3) "Inside the main part of the store, the fluorescent lights were on and burning steady. But the refrigeration was off, and there was a rotten smell of all kinds of produce, milk, and meat that had been let go before its time. 'Ew,' said my Mormon buddy, and he hit the center of the bull's-eye. The meat smelled a lot worse than the bad vegetable matter. And oh, that fish! If I hadn't been wide awake on adrenaline—compared to which caffeine is harmless kid stuff—I would never have believed what I saw next. Nothing on Phobos or Deimos had the feeling of a fever dream compared to the spectacle of... 'Hell in the aisles,' breathed Albert. The grocery store was as busy as a Saturday afternoon in the good old world. Mom and Dad and the kids were there. Young lovers wandered the aisles. Middle-class guys with middle-sized guts in ugly T-shirts pushed shopping carts down the center aisle with no regard for who got in the way. Nothing had changed from the way it used to be... except that everyone was dead. [...] They didn't eat any of the groceries. They seemed caught up in the behavior of the past, as if the program had been so hard-wired into their skulls that not even losing their souls could erase the ritual of going to the grocery store."

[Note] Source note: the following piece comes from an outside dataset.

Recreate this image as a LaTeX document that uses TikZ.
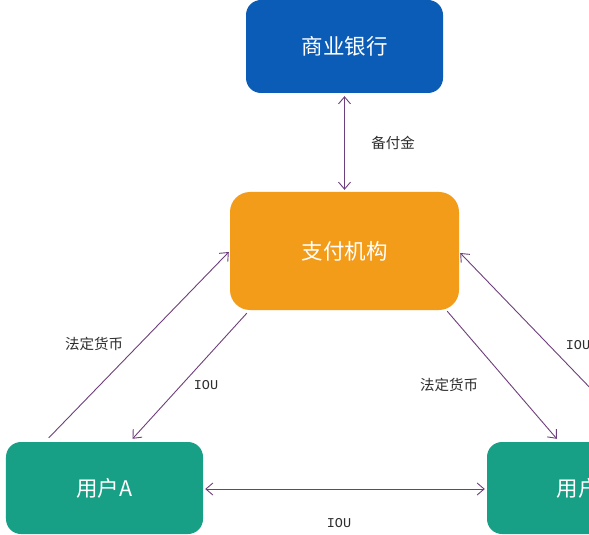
\documentclass[tikz,border=0pt]{standalone}
\usepackage{fontspec}
\setmainfont{Noto Sans CJK SC}
\newfontfamily\ioufont{Liberation Mono}
\usetikzlibrary{arrows.meta,calc}
\definecolor{bankblue}{HTML}{0B5CB6}
\definecolor{payorange}{HTML}{F39C1A}
\definecolor{userteal}{HTML}{17A085}
\definecolor{arrpurple}{HTML}{6E3F7C}
\definecolor{labelgray}{HTML}{2E2E2E}
\tikzset{
  boxnode/.style={rounded corners=15bp, text=white, font=\fontsize{21.5bp}{24bp}\selectfont, inner sep=0pt},
  link/.style={draw=arrpurple, line width=0.9bp},
  tiphead/.style={-{Straight Barb[length=7bp,width=12bp,line width=0.9bp]}},
  bothhead/.style={{Straight Barb[length=7bp,width=12bp,line width=0.9bp]}-{Straight Barb[length=7bp,width=12bp,line width=0.9bp]}},
  lab/.style={text=labelgray, font=\fontsize{14.5bp}{17bp}\selectfont, inner sep=0pt},
  ioulab/.style={text=labelgray, font=\ioufont\fontsize{13.5bp}{16bp}\selectfont, inner sep=0pt}
}
\begin{document}
\begin{tikzpicture}[x=1bp,y=-1bp]
\path[use as bounding box, clip] (0,0) rectangle (589,535);
\fill[white] (0,0) rectangle (589,535);
\node[boxnode, fill=bankblue, minimum width=197bp, minimum height=93bp] (bank) at (344.5,46.5) {商业银行};
\node[boxnode, fill=payorange, rounded corners=20bp, minimum width=229bp, minimum height=118bp] (pay) at (344.5,251) {支付机构};
\node[boxnode, fill=userteal, minimum width=197bp, minimum height=92bp] (ua) at (104.5,488) {用户A};
\node[boxnode, fill=userteal, minimum width=197bp, minimum height=92bp] (ub) at (585.5,488) {用户B};
\coordinate (offb) at (622,421);
% bank <-> pay
\draw[link, bothhead] ($(bank.south)+(0,3)$) -- ($(pay.north)+(0,-2)$);
\node[lab] (lbf) at (393,143) {备付金};
% ua -> pay (legal currency)
\draw[link, tiphead] ($(ua.north west)+(43,-4)$) -- ($(pay.west)+(-1,1)$);
\node[lab] (l1) at (94,344) {法定货币};
% pay -> ua (IOU)
\draw[link, tiphead] ($(pay.south west)+(17,3)$) -- ($(ua.north)+(28,-3)$);
\node[ioulab] (l2) at (206,385) {IOU};
% pay -> ub (legal currency)
\draw[link, tiphead] ($(pay.south east)+(-12,1)$) -- ($(ub.north west)+(70,-3)$);
\node[lab] (l3) at (449,385) {法定货币};
% ub -> pay (IOU)
\draw[link, tiphead] (offb) -- ($(pay.east)+(1,2)$);
\node[ioulab] (l4) at (578,345) {IOU};
% ua <-> ub
\draw[link, bothhead] ($(ua.east)+(2,1)$) -- ($(ub.west)+(-2,1)$);
\node[ioulab] (l5) at (339,523) {IOU};
\end{tikzpicture}
\end{document}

4) "'Don't worry about me,' Jill said, following my example and kicking the corpse. 'They're just bags of blood, and we've got the pins. It's no big thing.' No one was joking now. Arlene looked at me with a worried expression. This was no time to psycho-analyze a fourteen-year-old who was doing her best to feel nothing. This sort of cold attitude was par for the course in an adult, a mood that would be turned off (hopefully) in peacetime; but hearing it from a kid was unnerving. The words just out of her lips were the cold truth we created. Do only the youngest soldiers develop the attitude necessary to win a war? Until this moment, I wouldn't have thought of Arlene and myself as old-fashioned sentimentalists; but if the future human race became cold and machine-like to fight the monsters, then maybe the monsters win, regardless of the outcome."

5) "'As I said, his name's Ken Estes. He's a computer software designer slumming as a CIA analyst. Low-level stuff, not a field agent or anything. He was born in—' 'No time for the family background,' I interrupted. 'Keep him focused on how and why he became a cybermummy.' Somewhere, water was dripping. I hadn't noticed it before, but it was very annoying while waiting for Jill to pass on the messages in silence. Finally, she spoke again: 'When the aliens landed and started the war, Ken was told by his superiors that the agency had developed a new computer which the operator accessed in V.R. mode.' 'What's V.R.?' Albert asked. 'Old term; this guy's in his thirties! Virtual Reality; we call it burfing now, from 'body surfing,' I think.' 'Oh, the net,' said Albert."

6) "We took Sig-Cows off'n the first two zombies we killed; better than the pistols, even though they were still just 10mm. The next one had a beautiful, wonderful shotgun. I'd take it, even if it was a fascist pump-action."